The candlefish, caught by the northwestern Indians, was so oily that when dried and a wick placed in it, it served as a candle or lamp.

Captain John Smith, in his history of Virginia, tells that on one occasion the fish were so numerous in the water of the Potomac River that he had difficulty landing his boat.  The Indians of this section used weirs, or wattlework fish traps.

Some Indians used sticks split on the end and caught fish by "pinching."  In winter, holes were cut in the ice and the fish were caught when they surfaced.  The Cherokee, Iroquois, and other tribes placed poisonous barks in streams to drug fish, so that they could be easily gathered up.  Some tribes used fires and torches along the shore or in canoes to attract the fish, which were then speared or taken in nets.

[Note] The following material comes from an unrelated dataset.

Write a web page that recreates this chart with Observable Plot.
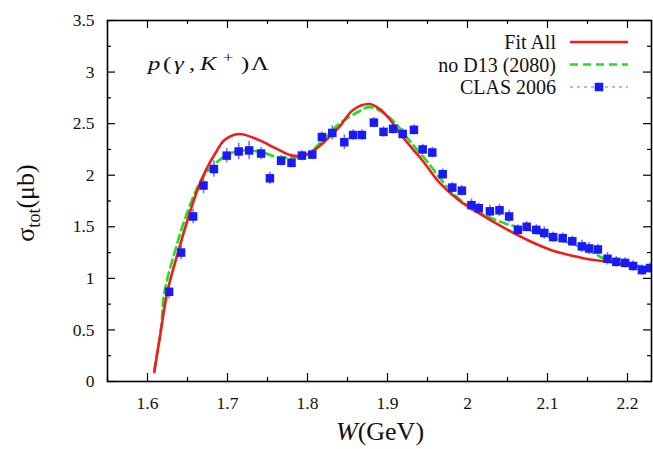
<!DOCTYPE html>
<html>
<head>
<meta charset="utf-8">
<script src="https://cdn.jsdelivr.net/npm/d3@7"></script>
<script src="https://cdn.jsdelivr.net/npm/@observablehq/plot@0.6"></script>
<style>
  body { margin: 0; background: #fff; }
  #chart { width: 653px; height: 449px; }
  #chart svg { display: block; }
  #chart svg, #chart svg text { font-family: "Liberation Serif", "Times New Roman", Times, "DejaVu Serif", serif; }
</style>
</head>
<body>
<div id="chart"></div>
<script>
// CLAS 2006 total cross section for p(γ,K+)Λ
const clasW = [1.627, 1.642, 1.657, 1.670, 1.683, 1.699, 1.714, 1.727, 1.742, 1.753,
  1.767, 1.780, 1.793, 1.806, 1.818, 1.831, 1.846, 1.857, 1.868, 1.883,
  1.895, 1.907, 1.919, 1.933, 1.944, 1.956, 1.969, 1.981, 1.993, 2.005,
  2.014, 2.028, 2.040, 2.052, 2.063, 2.074, 2.086, 2.096, 2.107, 2.119,
  2.131, 2.143, 2.152, 2.163, 2.175, 2.186, 2.197, 2.207, 2.218, 2.228];
const clasSigma = [0.87, 1.25, 1.60, 1.90, 2.06, 2.19, 2.23, 2.24, 2.21, 1.97,
  2.14, 2.12, 2.19, 2.20, 2.37, 2.41, 2.32, 2.39, 2.39, 2.51,
  2.42, 2.45, 2.40, 2.44, 2.25, 2.22, 2.01, 1.88, 1.85, 1.71,
  1.68, 1.65, 1.66, 1.60, 1.47, 1.50, 1.47, 1.44, 1.40, 1.39,
  1.36, 1.31, 1.29, 1.28, 1.19, 1.16, 1.15, 1.12, 1.08, 1.10];
const clasErr = [0.07, 0.07, 0.07, 0.08, 0.08, 0.07, 0.08, 0.09, 0.06, 0.06,
  0.05, 0.05, 0.05, 0.05, 0.05, 0.07, 0.07, 0.05, 0.05, 0.05,
  0.05, 0.05, 0.05, 0.05, 0.05, 0.05, 0.05, 0.05, 0.05, 0.06,
  0.05, 0.06, 0.06, 0.06, 0.05, 0.05, 0.05, 0.06, 0.05, 0.05,
  0.05, 0.06, 0.06, 0.05, 0.06, 0.05, 0.05, 0.05, 0.05, 0.05];

// Model curve: full fit
const fitW = [1.6085, 1.6175, 1.625, 1.6388, 1.651, 1.6638, 1.673, 1.6846, 1.696, 1.7146,
  1.7396, 1.7605, 1.781, 1.802, 1.819, 1.840, 1.8565, 1.877, 1.8896, 1.902,
  1.919, 1.944, 1.9646, 1.9896, 2.0146, 2.048, 2.081, 2.106, 2.131, 2.156,
  2.177, 2.200, 2.230];
const fitSigma = [0.09, 0.53, 0.876, 1.27, 1.59, 1.885, 2.05, 2.21, 2.34, 2.40,
  2.34, 2.26, 2.19, 2.21, 2.31, 2.47, 2.63, 2.69, 2.645, 2.55,
  2.37, 2.14, 1.93, 1.755, 1.63, 1.48, 1.35, 1.27, 1.22, 1.18,
  1.16, 1.13, 1.10];

// Model curve: fit without the D13(2080) resonance
const noD13W = [1.6083, 1.6167, 1.621, 1.6346, 1.647, 1.6605, 1.671, 1.6855, 1.698, 1.7105,
  1.727, 1.744, 1.7605, 1.777, 1.794, 1.802, 1.819, 1.840, 1.8646, 1.877,
  1.894, 1.9105, 1.927, 1.952, 1.9646, 1.9896, 2.0146, 2.048, 2.073, 2.102,
  2.131, 2.156, 2.177, 2.198, 2.230];
const noD13Sigma = [0.11, 0.50, 0.86, 1.27, 1.58, 1.85, 2.00, 2.12, 2.19, 2.23,
  2.24, 2.22, 2.18, 2.17, 2.18, 2.21, 2.34, 2.50, 2.62, 2.66,
  2.61, 2.50, 2.34, 2.11, 1.98, 1.77, 1.64, 1.53, 1.48, 1.40,
  1.335, 1.25, 1.17, 1.135, 1.11];

const xTicks = [1.6, 1.7, 1.8, 1.9, 2.0, 2.1, 2.2];
const xMinor = [1.55, 1.65, 1.75, 1.85, 1.95, 2.05, 2.15];
const yTicks = [0, 0.5, 1, 1.5, 2, 2.5, 3, 3.5];
const yMinor = [0.25, 0.75, 1.25, 1.75, 2.25, 2.75, 3.25];

const legendItems = ["Fit All", "no D13 (2080)", "CLAS 2006"];

const clas = clasW.map((w, i) => ({w, s: clasSigma[i], e: clasErr[i]}));
const fit = fitW.map((w, i) => ({w, s: fitSigma[i]}));
const noD13 = noD13W.map((w, i) => ({w, s: noD13Sigma[i]}));

const W = 653, H = 449;
const mL = 107, mR = 2, mT = 20, mB = 68;
const frameW = W - mL - mR, frameH = H - mT - mB;
const major = 8, minor = 4;

const RED = "#f21c1c", GREEN = "#1ee01e", BLUE = "#1a1af5", ERR = "#6d6dff";
const serif = "'Liberation Serif', 'Times New Roman', Times, 'DejaVu Serif', serif";

// inward ticks on all four sides of the frame
function ticksX(vals, len) {
  return [
    Plot.ruleX(vals, {x: d => d, insetTop: frameH - len, stroke: "#000", strokeWidth: 1.2}),
    Plot.ruleX(vals, {x: d => d, insetBottom: frameH - len, stroke: "#000", strokeWidth: 1.2})
  ];
}
function ticksY(vals, len) {
  return [
    Plot.ruleY(vals, {y: d => d, insetRight: frameW - len, stroke: "#000", strokeWidth: 1.2}),
    Plot.ruleY(vals, {y: d => d, insetLeft: frameW - len, stroke: "#000", strokeWidth: 1.2})
  ];
}

const svgNode = Plot.plot({
  width: W,
  height: H,
  marginLeft: mL,
  marginRight: mR,
  marginTop: mT,
  marginBottom: mB,
  style: {fontFamily: serif, fontSize: "17.5px", background: "#fff", color: "#111"},
  x: {domain: [1.55, 2.23]},
  y: {domain: [0, 3.5]},
  marks: [
    Plot.axisX(xTicks, {tickSize: 0, tickPadding: 15, label: null, fontFamily: serif, tickFormat: d => d3.format("~g")(d)}),
    Plot.axisY(yTicks, {tickSize: 0, tickPadding: 13, label: null, fontFamily: serif, tickFormat: d => d3.format("~g")(d)}),
    ...ticksX(xTicks, major), ...ticksX(xMinor, minor),
    ...ticksY(yTicks, major), ...ticksY(yMinor, minor),
    Plot.ruleX(clas, {x: "w", y1: d => d.s - d.e, y2: d => d.s + d.e, stroke: ERR, strokeWidth: 1.5, clip: true}),
    Plot.line(noD13, {x: "w", y: "s", stroke: GREEN, strokeWidth: 2.6, strokeDasharray: "8,5", curve: "catmull-rom", clip: true}),
    Plot.line(fit, {x: "w", y: "s", stroke: RED, strokeWidth: 2.6, curve: "catmull-rom", clip: true}),
    Plot.dot(clas, {x: "w", y: "s", symbol: "square", r: 4.8, fill: BLUE, stroke: "none", clip: true}),
    Plot.frame({stroke: "#000", strokeWidth: 1.6})
  ]
});

document.getElementById("chart").appendChild(svgNode);
const svg = d3.select(svgNode);

// reaction label p(γ,K+)Λ, set in a wide math-style face
const reacScale = 1.3;
const reacParts = [
  {t: "p", x: 0, italic: true},
  {t: "(", x: 15},
  {t: "γ", x: 26, italic: true},
  {t: ",", x: 41},
  {t: "K", x: 52, italic: true},
  {t: "+", x: 75, size: 14, dy: -8},
  {t: ")", x: 93},
  {t: "Λ", x: 103}
];
const reac = svg.append("text")
  .attr("transform", `translate(148,70) scale(${reacScale},1)`)
  .attr("text-anchor", "start")
  .style("font-family", serif).attr("font-size", 19).attr("fill", "#111");
let prevDy = 0;
reacParts.forEach(p => {
  const dy = (p.dy || 0) - prevDy;
  prevDy = p.dy || 0;
  const ts = reac.append("tspan").attr("x", p.x / reacScale).attr("dy", dy).text(p.t);
  if (p.italic) ts.attr("font-style", "italic");
  if (p.size) ts.attr("font-size", p.size);
});

// legend
const legendStyles = [
  {stroke: RED, width: 2.6, dash: null},
  {stroke: GREEN, width: 2.6, dash: "8,5"},
  {stroke: ERR, width: 1.2, dash: "3,4"}
];
legendItems.forEach((name, i) => {
  const cy = 42 + i * 22.5;
  svg.append("text")
    .attr("x", 556).attr("y", cy + 7)
    .attr("text-anchor", "end")
    .style("font-family", serif).attr("font-size", 20).attr("fill", "#111")
    .text(name);
  const st = legendStyles[i];
  svg.append("line")
    .attr("x1", 570).attr("x2", 628).attr("y1", cy).attr("y2", cy)
    .attr("stroke", st.stroke).attr("stroke-width", st.width)
    .attr("stroke-dasharray", st.dash);
  if (i === 2) {
    svg.append("rect").attr("x", 599 - 4.25).attr("y", cy - 4.25)
      .attr("width", 8.5).attr("height", 8.5).attr("fill", BLUE);
  }
});

// axis titles
const xt = svg.append("text")
  .attr("x", 380).attr("y", 440).attr("text-anchor", "middle")
  .style("font-family", serif).attr("font-size", 26).attr("fill", "#111");
xt.append("tspan").attr("font-style", "italic").text("W");
xt.append("tspan").text("(GeV)");

const yt = svg.append("text")
  .attr("transform", "translate(34,203) rotate(-90)")
  .attr("text-anchor", "middle")
  .style("font-family", serif).attr("font-size", 26).attr("fill", "#111");
yt.append("tspan").text("σ");
yt.append("tspan").attr("font-size", 18).attr("dy", 6).text("tot");
yt.append("tspan").attr("dy", -6).text("(μb)");
</script>
</body>
</html>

Salmon and herring eggs were a great delicacy.  In collecting herring eggs Indians laid weighted branches under water.  The herring deposited their eggs on these branches, which were then brought up and the eggs dried right on them.  later the dried eggs were scraped off and made into a kind of sausage, by stuffing them in casings made of the intestines of animals.

The Eskimo were great fisherman, and lived principally on sea mammals, particularly the seal.  They had what was probably the most elaborate fishing gear of any Indians, but the harpoon was their most common fishing implement.